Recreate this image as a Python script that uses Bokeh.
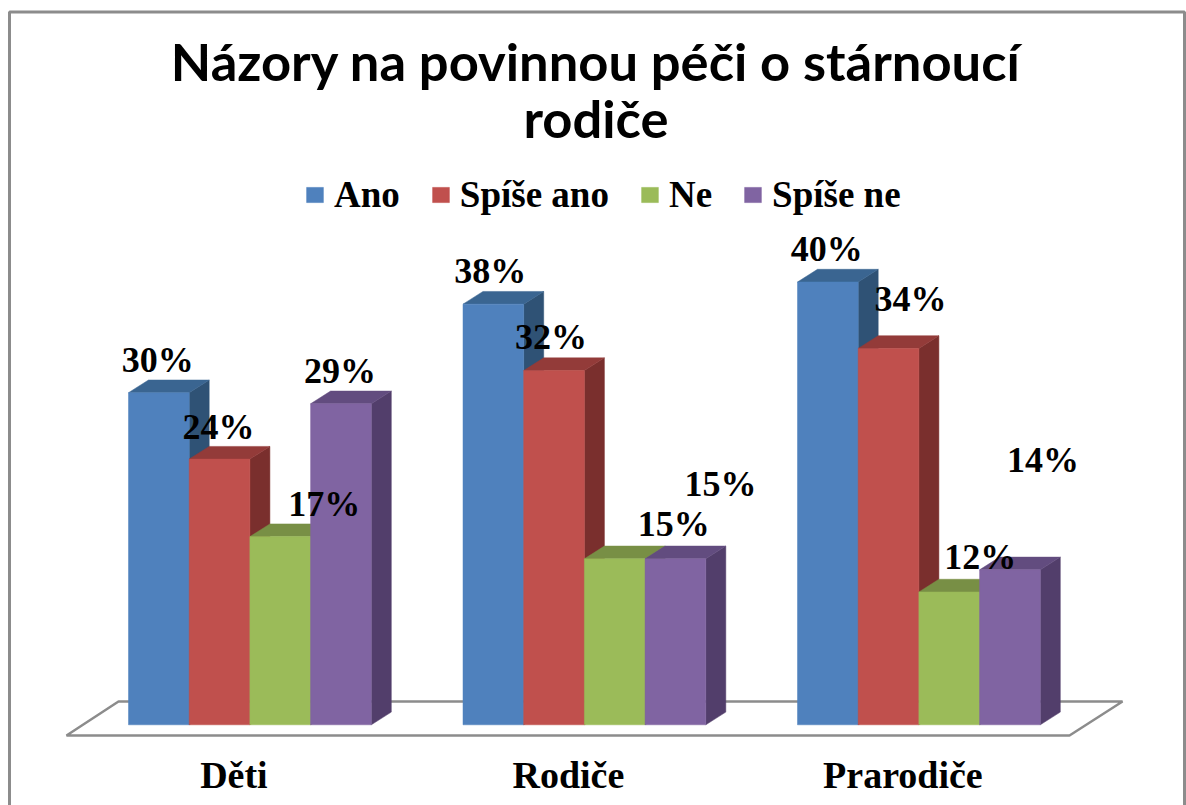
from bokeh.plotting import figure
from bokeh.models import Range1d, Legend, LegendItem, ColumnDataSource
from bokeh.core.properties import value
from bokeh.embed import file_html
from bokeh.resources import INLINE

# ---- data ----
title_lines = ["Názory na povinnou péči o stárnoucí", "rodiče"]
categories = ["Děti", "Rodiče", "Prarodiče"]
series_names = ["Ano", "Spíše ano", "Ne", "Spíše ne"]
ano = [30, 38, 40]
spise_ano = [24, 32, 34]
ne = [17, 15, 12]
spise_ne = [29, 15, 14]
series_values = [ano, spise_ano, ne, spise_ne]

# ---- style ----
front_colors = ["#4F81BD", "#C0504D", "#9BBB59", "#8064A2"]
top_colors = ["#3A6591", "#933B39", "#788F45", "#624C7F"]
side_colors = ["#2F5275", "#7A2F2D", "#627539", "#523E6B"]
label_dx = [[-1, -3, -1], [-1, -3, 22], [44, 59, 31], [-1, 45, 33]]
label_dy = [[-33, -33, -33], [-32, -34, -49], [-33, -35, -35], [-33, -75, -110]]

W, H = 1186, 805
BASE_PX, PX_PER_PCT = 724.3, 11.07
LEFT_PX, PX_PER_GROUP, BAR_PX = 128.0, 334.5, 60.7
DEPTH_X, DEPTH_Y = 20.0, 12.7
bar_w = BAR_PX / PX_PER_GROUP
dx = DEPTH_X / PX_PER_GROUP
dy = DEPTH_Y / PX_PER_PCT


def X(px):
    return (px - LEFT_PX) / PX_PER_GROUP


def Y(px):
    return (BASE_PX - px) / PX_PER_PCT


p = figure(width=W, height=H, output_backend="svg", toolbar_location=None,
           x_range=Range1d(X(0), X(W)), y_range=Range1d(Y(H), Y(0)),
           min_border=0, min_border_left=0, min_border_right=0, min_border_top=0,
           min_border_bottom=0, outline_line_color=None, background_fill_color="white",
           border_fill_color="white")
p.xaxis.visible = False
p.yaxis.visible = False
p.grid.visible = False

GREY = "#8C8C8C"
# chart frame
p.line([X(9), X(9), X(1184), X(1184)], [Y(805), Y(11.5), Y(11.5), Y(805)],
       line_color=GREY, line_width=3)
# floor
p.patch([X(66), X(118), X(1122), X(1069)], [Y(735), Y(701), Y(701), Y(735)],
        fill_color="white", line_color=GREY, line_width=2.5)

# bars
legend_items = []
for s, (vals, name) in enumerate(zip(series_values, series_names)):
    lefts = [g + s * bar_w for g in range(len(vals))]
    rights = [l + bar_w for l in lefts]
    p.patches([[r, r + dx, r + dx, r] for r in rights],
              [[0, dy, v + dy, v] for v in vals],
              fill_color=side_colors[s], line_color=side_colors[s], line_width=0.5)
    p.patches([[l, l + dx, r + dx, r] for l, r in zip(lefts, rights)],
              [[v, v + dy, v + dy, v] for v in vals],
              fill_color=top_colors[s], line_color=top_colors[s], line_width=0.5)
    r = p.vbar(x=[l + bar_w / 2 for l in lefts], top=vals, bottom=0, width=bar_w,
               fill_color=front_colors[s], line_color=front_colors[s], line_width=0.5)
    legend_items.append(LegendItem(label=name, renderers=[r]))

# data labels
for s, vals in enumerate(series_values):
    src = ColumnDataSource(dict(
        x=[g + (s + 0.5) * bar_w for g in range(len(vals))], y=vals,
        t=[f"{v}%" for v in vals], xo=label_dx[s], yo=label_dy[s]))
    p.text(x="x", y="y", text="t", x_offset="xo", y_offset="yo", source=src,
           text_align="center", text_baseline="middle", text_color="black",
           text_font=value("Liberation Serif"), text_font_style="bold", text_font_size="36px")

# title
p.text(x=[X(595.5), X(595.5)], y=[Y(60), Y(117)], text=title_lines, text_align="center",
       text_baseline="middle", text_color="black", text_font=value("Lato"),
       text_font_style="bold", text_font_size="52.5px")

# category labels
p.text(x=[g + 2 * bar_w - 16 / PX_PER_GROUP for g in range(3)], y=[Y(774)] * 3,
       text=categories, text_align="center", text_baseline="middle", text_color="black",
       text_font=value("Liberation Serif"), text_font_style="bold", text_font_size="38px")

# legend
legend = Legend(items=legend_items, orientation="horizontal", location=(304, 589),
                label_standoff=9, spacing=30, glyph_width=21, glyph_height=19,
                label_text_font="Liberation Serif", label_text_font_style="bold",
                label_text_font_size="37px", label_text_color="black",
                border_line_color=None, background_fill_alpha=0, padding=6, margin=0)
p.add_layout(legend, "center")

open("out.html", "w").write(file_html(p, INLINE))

--*--

What this task involves: Up to and including the line containing "p.grid.visible = False", repeat every line from the start of the data, but none of the pictures.

Response below:
Recreate this image as a Python script that uses Bokeh.
from bokeh.plotting import figure
from bokeh.models import Range1d, Legend, LegendItem, ColumnDataSource
from bokeh.core.properties import value
from bokeh.embed import file_html
from bokeh.resources import INLINE

# ---- data ----
title_lines = ["Názory na povinnou péči o stárnoucí", "rodiče"]
categories = ["Děti", "Rodiče", "Prarodiče"]
series_names = ["Ano", "Spíše ano", "Ne", "Spíše ne"]
ano = [30, 38, 40]
spise_ano = [24, 32, 34]
ne = [17, 15, 12]
spise_ne = [29, 15, 14]
series_values = [ano, spise_ano, ne, spise_ne]

# ---- style ----
front_colors = ["#4F81BD", "#C0504D", "#9BBB59", "#8064A2"]
top_colors = ["#3A6591", "#933B39", "#788F45", "#624C7F"]
side_colors = ["#2F5275", "#7A2F2D", "#627539", "#523E6B"]
label_dx = [[-1, -3, -1], [-1, -3, 22], [44, 59, 31], [-1, 45, 33]]
label_dy = [[-33, -33, -33], [-32, -34, -49], [-33, -35, -35], [-33, -75, -110]]

W, H = 1186, 805
BASE_PX, PX_PER_PCT = 724.3, 11.07
LEFT_PX, PX_PER_GROUP, BAR_PX = 128.0, 334.5, 60.7
DEPTH_X, DEPTH_Y = 20.0, 12.7
bar_w = BAR_PX / PX_PER_GROUP
dx = DEPTH_X / PX_PER_GROUP
dy = DEPTH_Y / PX_PER_PCT


def X(px):
    return (px - LEFT_PX) / PX_PER_GROUP


def Y(px):
    return (BASE_PX - px) / PX_PER_PCT


p = figure(width=W, height=H, output_backend="svg", toolbar_location=None,
           x_range=Range1d(X(0), X(W)), y_range=Range1d(Y(H), Y(0)),
           min_border=0, min_border_left=0, min_border_right=0, min_border_top=0,
           min_border_bottom=0, outline_line_color=None, background_fill_color="white",
           border_fill_color="white")
p.xaxis.visible = False
p.yaxis.visible = False
p.grid.visible = False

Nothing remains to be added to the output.